Not that it always works. But I think in some cases, the coming of age, and the preparation for it, do help.

Being an adult essentially means being mature. Maturity is extremely hard to define or discern. Given a choice between the 26-year-old student who's going directly from Mum's lap into Dad's law firm without ever having had to earn a penny himself and the 23-year-old who learned the masonry trade at 16 and now already has a broken back and is struggling to get a start-up enterprise going (I know one of those), it's clear -- the ex-mason clearly is more of an adult.

Is he really? (Now I'm drifting into fiction.) The cute little ex-mason has, for some eight years now, been treating people of both sexes like dirt -- picking up and dumping girlfriends all over the place, all the time; deceiving his friends in any way imaginable. He clearly is responsible for himself, since he lives on the money he earns. But other than that, he's as egoistic as a little child.
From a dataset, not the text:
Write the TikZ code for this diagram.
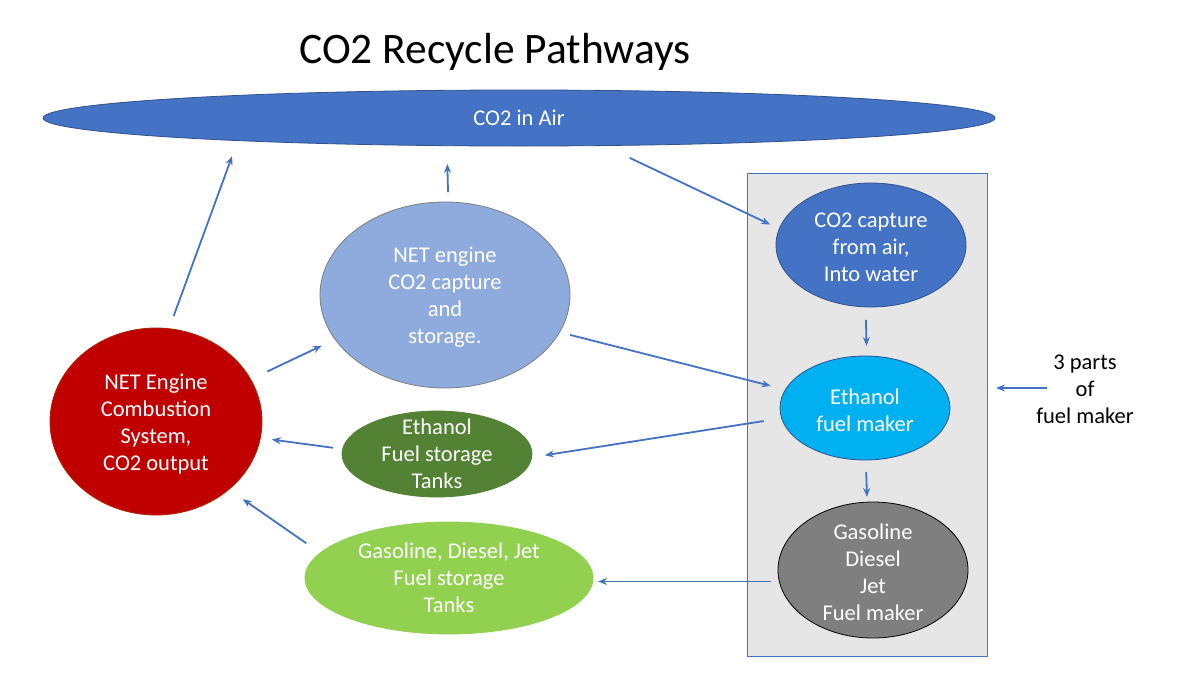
\documentclass[tikz,border=0pt]{standalone}
\usepackage{fontspec}
\setmainfont{Carlito}
\usetikzlibrary{shapes.geometric,arrows.meta}
\definecolor{airblue}{HTML}{4472C4}
\definecolor{darkblue}{HTML}{2F528F}
\definecolor{boxgray}{HTML}{E7E6E6}
\definecolor{netblue}{HTML}{8FAADC}
\definecolor{skyblue}{HTML}{00B0F0}
\definecolor{midgray}{HTML}{7F7F7F}
\definecolor{combred}{HTML}{C00000}
\definecolor{darkgreen}{HTML}{548235}
\definecolor{lightgreen}{HTML}{92D050}
\begin{document}
\begin{tikzpicture}[x=1pt,y=-1pt,
  arr/.style={draw=airblue, line width=1.8pt, -{Stealth[length=9pt,width=7pt]}},
  ell/.style={ellipse, inner sep=0pt, outer sep=0pt, line width=0.8pt},
  wtxt/.style={text=white, align=center, inner sep=0pt, font=\fontsize{22.5}{27}\selectfont},
  btxt/.style={text=black, align=center, inner sep=0pt, font=\fontsize{22.5}{27}\selectfont},
]
\useasboundingbox (0,0) rectangle (1200,675);
\fill[white] (0,0) rectangle (1200,675);

% title
\node[anchor=base west, inner sep=0pt, font=\fontsize{43.5}{50}\selectfont] (title) at (299,63) {CO2 Recycle Pathways};

% CO2 in air
\node[ell, fill=airblue, draw=darkblue, minimum width=952pt, minimum height=56pt,
      label={[wtxt]center:CO2 in Air}] (air) at (519,118) {};

% fuel maker box
\node[draw=airblue, fill=boxgray, line width=1pt, inner sep=0pt, outer sep=0pt,
      minimum width=240pt, minimum height=483pt] (box) at (867,414.5) {};

% nodes in the box
\node[ell, fill=airblue, draw=darkblue, minimum width=190pt, minimum height=124pt,
      label={[wtxt,yshift=-2pt]center:CO2 capture\\from air,\\Into water}] (cap) at (871,245) {};
\node[ell, fill=skyblue, draw=darkblue, minimum width=170pt, minimum height=104pt,
      label={[wtxt,yshift=-2pt]center:Ethanol\\fuel maker}] (emk) at (865,408) {};
\node[ell, fill=midgray, draw=black, minimum width=190pt, minimum height=136pt,
      label={[wtxt,yshift=-2pt]center:Gasoline\\Diesel\\Jet\\Fuel maker}] (gmk) at (873,570) {};

% left side nodes
\node[ell, fill=netblue, draw=midgray, minimum width=250pt, minimum height=186pt,
      label={[wtxt,yshift=-2pt]center:NET engine\\CO2 capture\\and\\storage.}] (netc) at (445,295) {};
\node[ell, fill=combred, draw=combred!70!olive, minimum width=212pt, minimum height=187pt,
      label={[wtxt,yshift=-3pt]center:NET Engine\\Combustion\\System,\\CO2 output}] (comb) at (156,421.5) {};
\node[ell, fill=darkgreen, draw=darkgreen, minimum width=190pt, minimum height=86pt,
      label={[wtxt]center:Ethanol\\Fuel storage\\Tanks}] (estor) at (437,454) {};
\node[ell, fill=lightgreen, draw=lightgreen, minimum width=288pt, minimum height=112pt,
      label={[wtxt]center:Gasoline, Diesel, Jet\\Fuel storage\\Tanks}] (gstor) at (449,578) {};

% side text
\node[btxt] (parts) at (1085,389) {3 parts\\of\\fuel maker};
\coordinate (pstart) at (1047,388);

% connectors
\draw[arr, shorten <=13.5pt, shorten >=16.5pt] (comb.82.4) -- ([shift={(-281.2,22.6)}]air.center);
\draw[arr, shorten <=10pt, shorten >=18.3pt] (netc.88.2) -- (air.201.3);
\draw[arr, shorten <=28.8pt, shorten >=10pt] (air.342) -- (cap.170.4);
\draw[arr, shorten <=13pt, shorten >=10pt] (cap.265.4) -- (emk.88.9);
\draw[arr, shorten <=10.8pt, shorten >=15.2pt] (netc.342) -- (emk.167.9);
\draw[arr, shorten <=18.2pt, shorten >=13.3pt] (emk.187.75) -- (estor.358.2);
\draw[arr, shorten <=12pt, shorten >=5.2pt] (emk.271.1) -- (gmk.95.9);
\draw[arr, shorten <=8.5pt, shorten >=5pt] (gmk.187.3) -- (gmk.187.3 -| gstor.east);
\draw[arr, shorten <=18.5pt, shorten >=14.8pt] (comb.24) -- (netc.202.3);
\draw[arr, shorten <=9.6pt, shorten >=11.6pt] (estor.177.3) -- (comb.351.9);
\draw[arr, shorten <=17pt, shorten >=17pt] (gstor.169.5) -- (comb.317.1);
\draw[arr, shorten >=9pt] (pstart) -- (box.east |- pstart);
\end{tikzpicture}
\end{document}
The student, on the other hand, may look like an arrogant, useless git. But he knows what his duties are. He votes; he abides by the law; he'll always pay his taxes; he will pay for his ex-wife and children, should he ever have to divorce. He knows a fair bit of the inner workings of our society. And even if he's never had a supporting role in it -- when a crisis comes up where his help is needed, he'll try to help. Probably, he'll just go down, his flag gallantly waving, because his skills are rather limited. But the ex-mason-turned-entrepreneur will probably just run away if something looms at the horizon.

What does this tell us? Not damn much. Maturity is a way of thinking and not a material way of living.